We did best, worst, and weirdest for the wedding weekend (bwwww) at dinner today. Tom's best was the Cougar football game. Tim's best was the return of the Rollens Club. (Tim's worst was (no words used) pie in face motion with sound effects. This incident won't soon be forgotten.) Zach's best was game cube with Uncle Nigel. Baby Nigel's best was playing "wif all the kids who are my cousins." Alex's best was hanging out with Seth and Jared. We all had a great weekend. Thanks everybody.

Sunday, October 15, 2006

ThirTEEN

Saturday was Zach's birthday party, and I gained a lot of useful information.

1) Just barely teenaged boys don't eat as much as just barely teenaged girls, BUT they like it either full of sugar or covered with orange fake cheese powder.

2) Standard seventh grade type gift: cash or gift certificate. Only kid toting actual object was a sixth grader playing up.

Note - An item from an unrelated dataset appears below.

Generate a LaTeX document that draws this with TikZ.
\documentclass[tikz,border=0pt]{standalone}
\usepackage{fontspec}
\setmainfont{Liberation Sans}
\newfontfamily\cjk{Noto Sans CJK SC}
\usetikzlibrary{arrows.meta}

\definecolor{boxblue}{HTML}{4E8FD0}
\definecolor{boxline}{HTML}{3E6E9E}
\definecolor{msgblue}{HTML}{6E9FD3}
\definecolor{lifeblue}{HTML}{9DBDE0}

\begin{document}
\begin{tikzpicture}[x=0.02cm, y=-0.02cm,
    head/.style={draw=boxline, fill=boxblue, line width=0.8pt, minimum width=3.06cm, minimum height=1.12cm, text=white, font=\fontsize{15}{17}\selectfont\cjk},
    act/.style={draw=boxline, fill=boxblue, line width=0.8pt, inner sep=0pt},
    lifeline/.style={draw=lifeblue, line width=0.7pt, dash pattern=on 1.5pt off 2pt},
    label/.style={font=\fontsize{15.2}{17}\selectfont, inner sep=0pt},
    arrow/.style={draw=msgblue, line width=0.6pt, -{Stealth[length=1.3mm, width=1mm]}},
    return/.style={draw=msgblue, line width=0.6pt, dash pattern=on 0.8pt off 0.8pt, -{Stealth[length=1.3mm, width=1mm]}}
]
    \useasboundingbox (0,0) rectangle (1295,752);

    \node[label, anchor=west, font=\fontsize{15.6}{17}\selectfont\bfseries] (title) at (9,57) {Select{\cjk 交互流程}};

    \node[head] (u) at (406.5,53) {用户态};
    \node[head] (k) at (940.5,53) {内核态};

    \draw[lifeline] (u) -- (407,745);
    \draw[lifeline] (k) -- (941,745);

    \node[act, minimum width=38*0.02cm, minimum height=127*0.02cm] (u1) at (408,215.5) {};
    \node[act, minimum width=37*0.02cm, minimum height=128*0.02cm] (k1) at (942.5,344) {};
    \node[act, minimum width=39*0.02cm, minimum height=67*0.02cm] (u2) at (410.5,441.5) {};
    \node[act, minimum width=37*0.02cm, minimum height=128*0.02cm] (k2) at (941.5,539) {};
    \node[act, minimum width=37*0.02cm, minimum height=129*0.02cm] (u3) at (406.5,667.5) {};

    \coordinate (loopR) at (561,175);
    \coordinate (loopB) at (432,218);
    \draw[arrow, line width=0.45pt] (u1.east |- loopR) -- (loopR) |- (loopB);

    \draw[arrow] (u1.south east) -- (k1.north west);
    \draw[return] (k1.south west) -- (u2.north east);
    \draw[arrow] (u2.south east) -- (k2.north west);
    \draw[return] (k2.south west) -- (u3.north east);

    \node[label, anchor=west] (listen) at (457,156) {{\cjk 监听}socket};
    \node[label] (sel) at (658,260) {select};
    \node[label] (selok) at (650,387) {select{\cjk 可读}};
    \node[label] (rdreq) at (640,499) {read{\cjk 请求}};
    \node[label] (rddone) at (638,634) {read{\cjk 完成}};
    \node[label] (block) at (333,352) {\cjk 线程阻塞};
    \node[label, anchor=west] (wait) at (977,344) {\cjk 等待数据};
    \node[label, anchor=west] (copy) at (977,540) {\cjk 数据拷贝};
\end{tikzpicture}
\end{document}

3) There is a gene for playing pro sports. One kid at the party flies all over the country playing competitive tennis and is projected to go pro within 2 years. No other tennis players in the family, but dad played defensive end for the Atlanta Falcons and brother is probably going to play PGA golf.

The tennis star situation made me nervous, because we threw a big liability party: jumping on the (three) trampolines, biking through the trees and over the bmx dirt jumps, skateboarding on the driveway. In the end, thank goodness, no-one even got road rash.

The kids all had a great time, and I had fun meeting them. Nice kids. They did eat a 6x batch of homemade oreos, 2 pounds of doritos, 3 pizzas, and 36 pops. The ruffles and the bowl of apple slices remained virtually untouched.